Don’t get me wrong. A campaign sign is a form of political speech, which is among the freest speech in the land. If candidates or their supporters, or people who feel strongly for or against some ballot issue, want to exercise that right by standing on a corner with their speech on a stick, they should have at it.
This has been a tradition in Spokane for decades. Some people credit (blame might be a better word) former county Commissioner Steve Hasson with pioneering the tactic in his 1986 campaign. But it goes back at least to Skip Chilberg, who used it in his 1982 campaign for county treasurer. And it probably goes back further, although there’s no truth to the theory that Teddy Roosevelt was talking about waving signs on the street corner when he said “Speak softly and carry a big stick.” After all, TR was just quoting an African parable and yard signs were not then in vogue among candidates in Africa.
But we digress.
Over the years, it has become an article of faith among campaign managers and candidates that one must stand on street corners and wave signs at passing motorists. Even if one thought it a specious way of upping one’s vote count – Do many voters decide who’d be a better council member based on which candidate has the most sign-carrying supporters in a.m. drive time? And if they do, are they really the people we want choosing our leaders? – it used to be confined primarily to a day or two before Election Day.

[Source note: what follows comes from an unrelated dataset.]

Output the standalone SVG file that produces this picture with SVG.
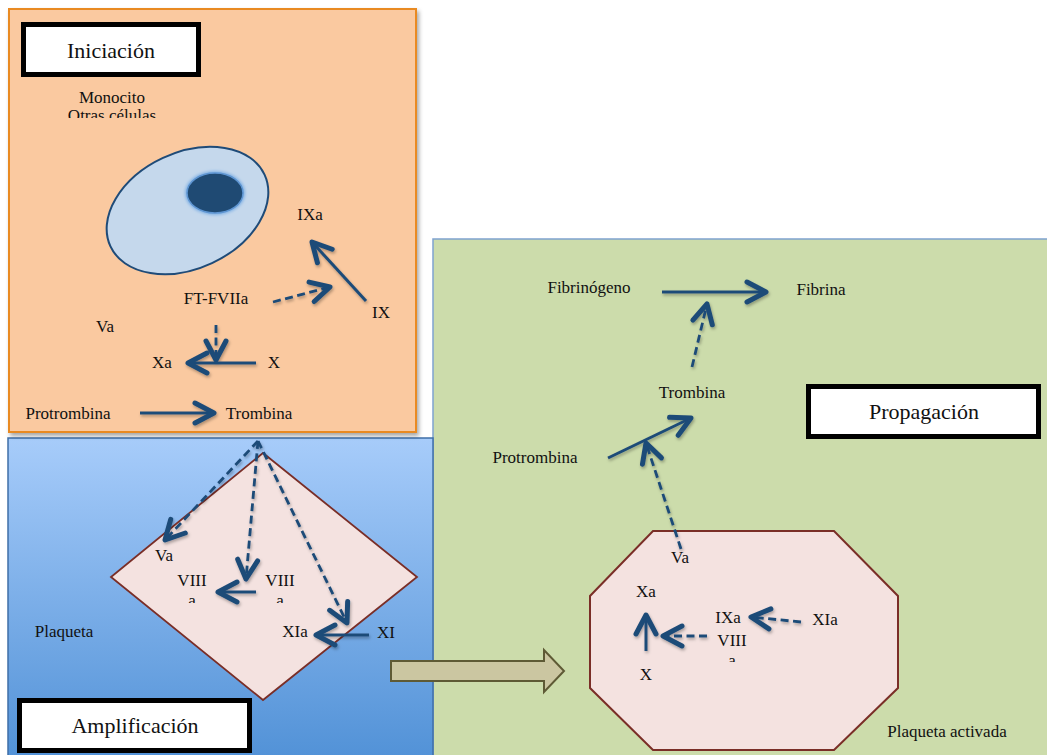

But with the all-mail ballot system, we no longer have an Election Day. We have an Election Fortnight-and-a-half, which seems to obligate candidates and ballot measurists to spend mornings and evenings in sign-waving frenzies at anything on wheels.
So wave as much as you like, but here are some tips for impressing those few voters who might mark a ballot for you just because they pass on the street and don’t toss their half-finished latte at you.
•Don’t flood the zone. One person with one sign is enough at most intersections, but if you crave company, have one for the east-west lanes and one for the north-souths. One morning last week, a candidate who shall remain nameless had at least nine supporters spread across the corners and dividers of a South Hill intersection. Some were waving signs, some were leaning on them, some were talking, some were drinking coffee. It was the campaign equivalent of a public works project where one guy is digging and four guys are standing around telling him how to dig.
•Know your corners. Most corners are just corners, but others are places where stuff happens that isn’t conducive to campaigning. For example, the corner of Fifth Avenue and Walnut Street, where candidates have been congregating lately, is often a location where panhandlers regularly stand with hand-scribbled “Homeless. Anything Helps. God Bless” messages on cardboard. Candidates standing there evoke the image of begging for votes.
•Don’t be a traffic hazard. Opponents of a statewide ballot measure were congregated on a downtown corner with traffic lights during the evening drive one night last week, and had such a cluster close to the curb it was difficult for drivers to see around them. That meant drivers stopped at the light would sometimes make a left turn into oncoming traffic because they couldn’t see around the signs.
•Don’t stand out in a downpour. Makes people think a candidate or his supporters don’t have the sense to come in out of the rain.